And the winner is ...
Four days before the start of the BASS Masters Classic, and it's anybody's guess.
Will Kevin VanDam be able to defend his title? Can Davy Hite take it away from him and add it and the $200,000 first prize to his "Angler of the Year" honors? Or will 62-year-old Roland Martin finally win the one laurel that has eluded him?
More importantly, is it possible for a Yankee gal to survive the soggy heat of Alabama and keep her gray matter from melting into her brain pan like a Gummi Bear on hot asphalt?
So many questions and so little time to answer them this week on Lay Lake.
Fifty-two anglers are expected in Birmingham, hoping to win what's called the "World Series of bass fishing." A lot of them have great stories to tell, and we'll pass them along during the three-day tournament.
One of the best stories may be Marylander Chris Price's attempt to make a name for himself at his first Classic. The tournament sets aside five slots for members of the grassroots B.A.S.S. Federation, and the Church Hill resident qualified by finishing second in April's B.A.S.S. Federation tournament in Shreveport, La.
Can a roofing contractor with $7,650 in career winnings take the millionaire pros to school and finish in the big money? That would be a hummer, wouldn't it?
The Classic has come a long way since the first one in 1971, when anglers and reporters were kept in the dark about the location until the chartered plane took off for Las Vegas and Lake Mead.
It's hard to believe, what with ESPN now owning the BASS organization, that you could run a championship tournament as you would Area 51, but that's how Ray Scott did things for the first five years of the Classic.
Last year, the final day's weigh-in was televised live from the Superdome in New Orleans, with more than 20,000 cheering bass fanatics in the stands illuminated by a laser beam and fireworks show.
But while the Classic has moved from its "good old boy" roots on one level, it is returning to them on another.
Scott is back. The self-proclaimed "Bass Boss," who founded the organization, sold it a few years back to his underlings, but stayed around as the host of the Classic weigh-ins. The relationship became strained as Scott discovered he couldn't let go and the new leadership found his presence a distraction.
Things came to a head when Scott launched an all-out assault on a new tournament created by the organization, going as far as mailing videotapes to fishing writers questioning the safety of an event that combined fishing with speed boat racing. World Championship Fishing died after that first full season - a testimony to Scott's continued influence - and things became frostier.
Apparently, ESPN has ordered a thawing. Bob Cobb, Scott's longtime collaborator who left BASS when the boss did, got a glowing tribute this month in Bassmaster, the magazine he once edited. And Scott will be at the Classic again in all his cowboy hat and massive belt buckle glory, starting with a "kiss and make up" media breakfast on Thursday.

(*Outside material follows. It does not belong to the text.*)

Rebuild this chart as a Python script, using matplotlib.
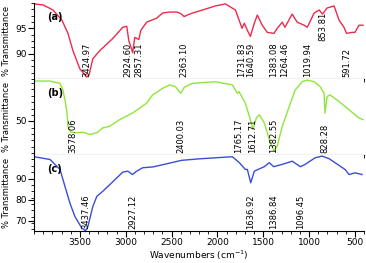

It will be nice to have that rascal, Scott, around to keep the tournament - owned by a media giant and fueled by Citgo's sponsorship - from getting too corporate.
Unfortunately, another Classic classic, angler Rick Clunn, will be missing.
Clunn, the pony-tailed bass master from Missouri, missed the cut this year, ending his Ripken-like string of 28 consecutive Classics.
It was always a delight to take notes as he quietly explained fishing strategy with quotes from the Bible, Eastern philosophers, Thoreau and Hemingway. Such a break from the typical "I'd like to thank Big Booger Buzzbaits" quotes at tournaments.
He doesn't talk like the other guys and he doesn't fish like them, either. Clunn's exploits on the circuit have made him a millionaire and an inaugural member of the Professional Bass Fishing Hall of Fame. How many other guys could go into the final day of the Classic - this one in 1976 - leave his tackle box in his truck and still win fishing just the lures he had left on his rods the night before?
Even when Clunn's not in the lead, his reputation alone is enough to make other competitors nervous and distracted.
I'll never forget watching eventual winner Carl Maxfield's shoulders droop during the final day of the 2000 Top 150 championship when he caught sight of the wily veteran's boat rounding the bend of Mattawoman Creek off the Potomac River.
"Clunn," Maxfield said, shaking his head as he nervously fired up another cigarette. Just one word spoken in half-admiration and half-dread was all that was needed.
Hurry back, Rick.
Let's see here. We've mentioned the cash, the characters, the history of the Classic. What's left? Oh, yeah, the water.
Lay Lake is a lot like that Certs "it's a candy mint, it's a breath mint" commercial, displaying more than one personality.